This was published 2 years ago
No skirting the gender issue as racing fashion winner makes history
History was made at the 60-year-old Myer Fashions on the Field at Flemington on Thursday when one of the national winners was a man wearing a skirt – his own creation.
Sherlon Garbo, 31, was a popular winner of the inaugural best suited category, which replaced the anachronistic “best male” and “best female” categories that were a mainstay of the racewear fashion competition for decades.
Garbo, a nurse from the Northern Territory, said it was thrilling to win the first year of the revamped competition. “Everyone can wear a suit, everyone can wear a skirt,” he said, adding he was inspired by Harry Styles, who frequently plays with gender ambiguity in his red-carpet looks, and Brad Pitt, who wore a skirt to the premiere of his film Bullet Train this year.
A winner of the digital COVID-era Fashions on Your Front Lawn competition in 2020, Garbo is no stranger to dressing up in the name of racing. But he said this year was harder knowing he was going to be up against women and non-binary entrants in the best suited category.
One of the judges and Victoria Racing Club ambassador Christian Wilkins declared the competition a huge success: “This feels like the future of racing fashion,” he said, after a week in which racing norms were regularly ditched and fashion stunts outshone true style at various times in the Birdcage.
Wearing a much more traditional outfit, though still a departure from the full-skirted looks that dominated the fashions competitions of old, best dressed winner Bernadette May confessed a “reject outfit” took her all the way from the Cup Day heats to the national final, in which she took home a new car, among other prizes.
“I was going to enter this outfit online but I showed my friends and none of them jumped up and down about it,” she said. “So I thought, I’ll wear it to Flemington but in the back of my head I didn’t think I had a chance.”

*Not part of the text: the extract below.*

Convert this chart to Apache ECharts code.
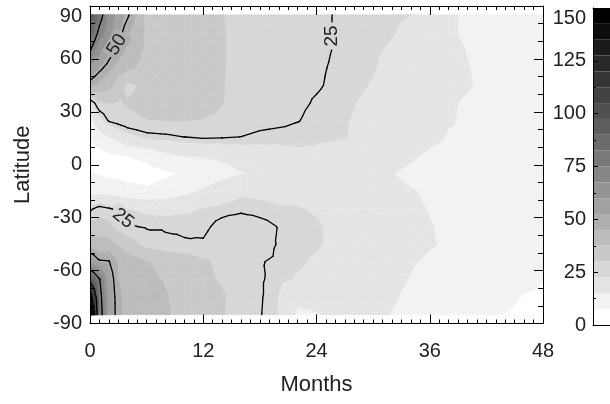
<!DOCTYPE html>
<html><head><meta charset="utf-8">
<script src="https://cdn.jsdelivr.net/npm/echarts/dist/echarts.min.js"></script>
<style>html,body{margin:0;padding:0;background:#fff;overflow:hidden}#c{width:610px;height:404px}</style>
</head><body><div id="c"></div>
<script>
// ---- data ----
const months = [0,1,2,3,4,6,8,10,12,14,16,18,20,22,24,26,28,30,32,34,36,38,40,42,44,46,48];
const lats = [-85,-75,-65,-55,-45,-35,-25,-15,-5,5,15,25,35,45,55,65,75,85];
const latS85 = [160,82,58,46,43,41,39,33,31.5,30.3,27.5,25.3,22.3,14,14.5,17,17.5,16.5,14.8,13.5,13,12.5,12,10,7.3,5.5,5];
const latS75 = [135,80,57,46,43,40.5,38,35,32,30.5,28,25.5,22.3,16,17.5,18.5,18,17,15.5,14,13.5,13,12.5,12,9.5,7,6.5];
const latS65 = [95,76,55,45,42,39,37,34,31,29.5,27.5,25.5,23.5,22,21,20,19,17.5,16,14.8,14,13.5,13,12.5,12,9.5,7.8];
const latS55 = [58,51,50.5,44,41,38,35,34,31,28.5,27,25.3,24.2,23.2,21.8,20.5,19.5,18,16.5,15.3,14.5,14,13.5,13,12.5,12,11];
const latS45 = [42,40,40,37,33,28,26,25.3,25.5,28,29.5,28,24.5,23.5,23,21.5,20,18.5,17,16,15.3,14.5,13.8,13,12.5,12,11.5];
const latS35 = [32,33,32,27,25.5,24.5,24.5,24.5,24,26.5,28,26.5,24.8,23.8,23,21.5,20,18.5,17,16,15.2,14.2,13.5,13,12.5,12,11.5];
const latS25 = [24,27,25.5,24,22.5,21.5,21,21.5,22.8,23.5,24,23.5,23,22.8,22,21,20,18.5,17,15.8,14.8,14,13.5,13,12.5,12,11.5];
const latS15 = [12,12,12,11,10,8.5,10,13,16,19.5,21.8,21.5,21,20.5,19.5,18.8,18,17,16,15.2,14.5,13.8,13.2,12.5,12,11.5,11];
const latS5  = [8,7,6,5.5,5,5,6.5,8,10,12,14.5,16,17,17.5,17.5,17,16.5,15.8,15.1,14.2,14,13.5,13,12.5,12,11.5,11];
const latN5  = [4,5,6,7,7.5,8.8,13,15,15.5,16.5,18.5,20.5,21.5,22,21.8,20.5,19,17.5,16.5,15.5,14.2,13.5,13,12.5,12,11.5,11];
const latN15 = [8,11,14,17,20,22.8,23.5,24.6,25,24.9,24.7,23.5,23,23,22.9,22.8,22.3,20.5,19,17.5,16,14.7,14.2,13.5,12.5,11.5,11];
const latN25 = [13,20,25.5,27,28.5,29.8,30,30,29.8,29,28,27,26.3,25.2,23.7,23,22.3,21,19.5,18,16.5,15.3,14.5,13.5,12.5,11.5,11];
const latN35 = [21,29,30,29.5,30.5,32,33,33,32,30.2,28,27,26.5,25.8,24.6,23.8,22.6,21.5,20,18.5,17,15.5,14.5,13.5,12.5,11.5,11];
const latN45 = [47,43,40,33,28.5,31.5,33,33,32,30.3,28,27,26.5,26,25.4,24.3,23.2,22.2,20.5,19,17.5,16.2,15.4,14,12.5,11.5,11];
const latN55 = [58,52,47,42,39,35,34,33,32,30.5,28,27,26.5,26,25.5,24.6,23.5,22.8,21,19.5,18,16.5,15.2,13.5,12,11.5,11];
const latN65 = [76,62,54,48,43,36,34,33,32,30.5,28,27,26.5,26,25.8,24.8,23.8,23,22,20.5,18.5,16.5,14.8,13,12,11.5,11];
const latN75 = [88,72,62,53,46,36,34,33,32,30.5,28,27,26.5,26,25.8,24.8,24,23.5,22.8,21,18.5,15.8,14,13,12,11.5,11];
const latN85 = [95,80,66,56,51,35,34,33,32,30.2,28,27,26.5,26,26,24.8,24.3,23.8,23.2,22.5,19,16,14,13,12,11.5,11];

const fillLevels = [0,7.5,15,22.5,30,37.5,45,52.5,60,67.5,75,82.5,90,97.5,105,112.5,120,127.5,135,142.5,150];
const bandGrays = [255,242,228,215,201,188,174,161,148,134,121,107,94,80,67,54,40,27,13,0];
const lineLevels = [25,50,75,100,125,150];
const xTicks = [0,12,24,36,48];
const yTicks = [-90,-60,-30,0,30,60,90];
const cbTicks = [0,25,50,75,100,125,150];
const contourLabels = [
  {level:25, month:25.65, lat:73, angle:90},
  {level:50, month:2.85, lat:68, angle:58},
  {level:25, month:3.5, lat:-30.5, angle:-39}
];

// ---- helpers ----
const rows = [latS85,latS75,latS65,latS55,latS45,latS35,latS25,latS15,latS5,latN5,latN15,latN25,latN35,latN45,latN55,latN65,latN75,latN85];
const FONT = '"Liberation Sans", Arial, Helvetica, sans-serif';
const TXT = '#222';
function bandOf(v){ for(let k=bandGrays.length-1;k>=0;k--){ if(v>=fillLevels[k]) return k; } return 0; }
function gray(k){ const g=bandGrays[k]; return 'rgb('+g+','+g+','+g+')'; }
const cells=[];
for(let i=0;i<months.length-1;i++) for(let j=0;j<lats.length-1;j++) cells.push([i,j]);
function cellTris(i,j){
  const p00={x:months[i],y:lats[j],v:rows[j][i]}, p10={x:months[i+1],y:lats[j],v:rows[j][i+1]};
  const p11={x:months[i+1],y:lats[j+1],v:rows[j+1][i+1]}, p01={x:months[i],y:lats[j+1],v:rows[j+1][i]};
  const c={x:(p00.x+p10.x)/2,y:(p00.y+p01.y)/2,v:(p00.v+p10.v+p11.v+p01.v)/4};
  return [[p00,p10,c],[p10,p11,c],[p11,p01,c],[p01,p00,c]];
}
function clipAbove(poly,t){
  const out=[];
  for(let k=0;k<poly.length;k++){
    const a=poly[k], b=poly[(k+1)%poly.length];
    const ai=a.v>=t, bi=b.v>=t;
    if(ai) out.push(a);
    if(ai!==bi){ const s=(t-a.v)/(b.v-a.v); out.push({x:a.x+s*(b.x-a.x),y:a.y+s*(b.y-a.y),v:t}); }
  }
  return out;
}
function valueAt(m,l){
  let i=0; while(i<months.length-2 && months[i+1]<m) i++;
  let j=0; while(j<lats.length-2 && lats[j+1]<l) j++;
  const s=(m-months[i])/(months[i+1]-months[i]), t=(l-lats[j])/(lats[j+1]-lats[j]);
  return (1-s)*(1-t)*rows[j][i]+s*(1-t)*rows[j][i+1]+s*t*rows[j+1][i+1]+(1-s)*t*rows[j+1][i];
}

function renderFill(params, api){
  const [i,j]=cells[params.dataIndex];
  const children=[];
  cellTris(i,j).forEach(tri=>{
    const vs=tri.map(p=>p.v);
    const b0=bandOf(Math.min(...vs)), b1=bandOf(Math.max(...vs));
    for(let k=b0;k<=b1;k++){
      const poly = k===b0 ? tri : clipAbove(tri, fillLevels[k]);
      if(poly.length<3) continue;
      const col=gray(k);
      children.push({type:'polygon',shape:{points:poly.map(p=>api.coord([p.x,p.y]))},
        style:{fill:col,stroke:col,lineWidth:0.6}});
    }
  });
  return {type:'group',children};
}
function renderLines(params, api){
  const [i,j]=cells[params.dataIndex];
  const children=[];
  cellTris(i,j).forEach(tri=>{
    lineLevels.forEach(L0=>{
      const L=L0+1e-6;
      const pts=[];
      for(let k=0;k<3;k++){
        const a=tri[k], b=tri[(k+1)%3];
        if((a.v-L)*(b.v-L)<0){ const s=(L-a.v)/(b.v-a.v); pts.push(api.coord([a.x+s*(b.x-a.x),a.y+s*(b.y-a.y)])); }
      }
      if(pts.length===2) children.push({type:'line',shape:{x1:pts[0][0],y1:pts[0][1],x2:pts[1][0],y2:pts[1][1]},
        style:{stroke:'#000',lineWidth:1.3,lineCap:'round'}});
    });
  });
  return {type:'group',children};
}
function renderLabels(params, api){
  const L=contourLabels[params.dataIndex];
  const p=api.coord([L.month,L.lat]);
  return {type:'text',x:p[0],y:p[1],rotation:L.angle*Math.PI/180,
    style:{text:String(L.level),fontSize:19,fontFamily:FONT,fill:TXT,align:'center',verticalAlign:'middle',
      backgroundColor:gray(bandOf(valueAt(L.month,L.lat))),padding:[0,3]}};
}

const mainTick = {show:true,inside:true,length:9,lineStyle:{color:'#000',width:1}};
const lineSt = {show:true,onZero:false,lineStyle:{color:'#000',width:1}};
const lblSt = {fontSize:20,fontFamily:FONT,color:TXT};

const cbSeries = bandGrays.map((g,k)=>({
  type:'bar', xAxisIndex:2, yAxisIndex:2, stack:'cb', barWidth:'100%', silent:true,
  data:[fillLevels[k+1]-fillLevels[k]], itemStyle:{color:gray(k)}
}));

const option = {
  animation:false,
  backgroundColor:'#fff',
  grid:[
    {left:90,top:6,width:453,height:317.5,outerBoundsMode:'none',containLabel:false},
    {left:593,top:8,width:17,height:317,outerBoundsMode:'none',containLabel:false}
  ],
  xAxis:[
    {gridIndex:0,type:'value',position:'bottom',min:xTicks[0],max:xTicks[xTicks.length-1],interval:12,z:10,
     axisLine:lineSt,axisTick:mainTick,minorTick:{show:true,splitNumber:12,length:4,lineStyle:{color:'#000'}},
     splitLine:{show:false},axisLabel:Object.assign({margin:18},lblSt),
     name:'Months',nameLocation:'middle',nameGap:50,nameTextStyle:{fontSize:22,fontFamily:FONT,color:TXT}},
    {gridIndex:0,type:'value',position:'top',min:xTicks[0],max:xTicks[xTicks.length-1],interval:12,z:10,
     axisLine:lineSt,axisTick:mainTick,minorTick:{show:true,splitNumber:12,length:4,lineStyle:{color:'#000'}},
     splitLine:{show:false},axisLabel:{show:false}},
    {gridIndex:1,type:'category',data:['c'],position:'bottom',z:10,axisLine:lineSt,axisTick:{show:false},axisLabel:{show:false}},
    {gridIndex:1,type:'category',data:['c'],position:'top',z:10,axisLine:lineSt,axisTick:{show:false},axisLabel:{show:false}}
  ],
  yAxis:[
    {gridIndex:0,type:'value',position:'left',min:yTicks[0],max:yTicks[yTicks.length-1],interval:30,z:10,
     axisLine:lineSt,axisTick:mainTick,minorTick:{show:true,splitNumber:3,length:5,lineStyle:{color:'#000'}},
     splitLine:{show:false},axisLabel:Object.assign({margin:8,verticalAlignMaxLabel:'top'},lblSt),
     name:'Latitude',nameLocation:'middle',nameGap:56,nameTextStyle:{fontSize:22,fontFamily:FONT,color:TXT}},
    {gridIndex:0,type:'value',position:'right',min:yTicks[0],max:yTicks[yTicks.length-1],interval:30,z:10,
     axisLine:lineSt,axisTick:mainTick,minorTick:{show:true,splitNumber:3,length:5,lineStyle:{color:'#000'}},
     splitLine:{show:false},axisLabel:{show:false}},
    {gridIndex:1,type:'value',position:'left',min:cbTicks[0],max:cbTicks[cbTicks.length-1],interval:25,z:10,
     axisLine:lineSt,axisTick:{show:true,inside:true,length:5,lineStyle:{color:'#000'}},
     minorTick:{show:true,splitNumber:2,length:3,lineStyle:{color:'#000'}},
     splitLine:{show:false},axisLabel:Object.assign({margin:7,verticalAlignMaxLabel:'top'},lblSt)}
  ],
  series:[
    {type:'custom',xAxisIndex:0,yAxisIndex:0,data:cells,renderItem:renderFill,silent:true,z:1,clip:true},
    {type:'custom',xAxisIndex:0,yAxisIndex:0,data:cells,renderItem:renderLines,silent:true,z:2,clip:true},
    {type:'custom',xAxisIndex:0,yAxisIndex:0,data:contourLabels.map(l=>[l.month,l.lat]),renderItem:renderLabels,silent:true,z:3}
  ].concat(cbSeries)
};
const chart = echarts.init(document.getElementById('c'));
chart.setOption(option);
</script></body></html>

May, a mother of four children aged 22, 19, 6 and 1, from Geraldton in Western Australia, has entered the competition three times and been a finalist once. But her regular garb couldn’t be further from her winning combination of floral dress by Bambah and hat by Peacock Millinery.
“When I’m not doing this I have a flannel shirt on or active wear, and I don’t even work out,” she said.
Away from the competition precinct, the fashions were the strongest of the carnival, notwithstanding the abundance of hot pink around the Birdcage.
Model Nicole Trunfio arrived in a pink vintage Chanel suit once worn by the actress the late Elizabeth Taylor she bought at Christie’s for $US21,000 ($33,000). She said the look was a tribute to the late Karl Lagerfeld. “He was the one who discovered me and made my career. I hope he’d be happy.”
The best dressed on Oaks Day
Elle Baillieu, photographer/social identity
Wearing head-to-toe Gucci.
Nicole Trunfio, model
Wearing a vintage Chanel suit, headpiece by Melissa Jackson millinery made from offcuts from the skirt.
Jaimee Belle Kennedy, social identity
Wearing Tamara Ralph dress, Graff necklace.
Kate Waterhouse
Wearing Versace suit, Ezara J hat.
The reporter was a judge in the Myer Fashions on the Field.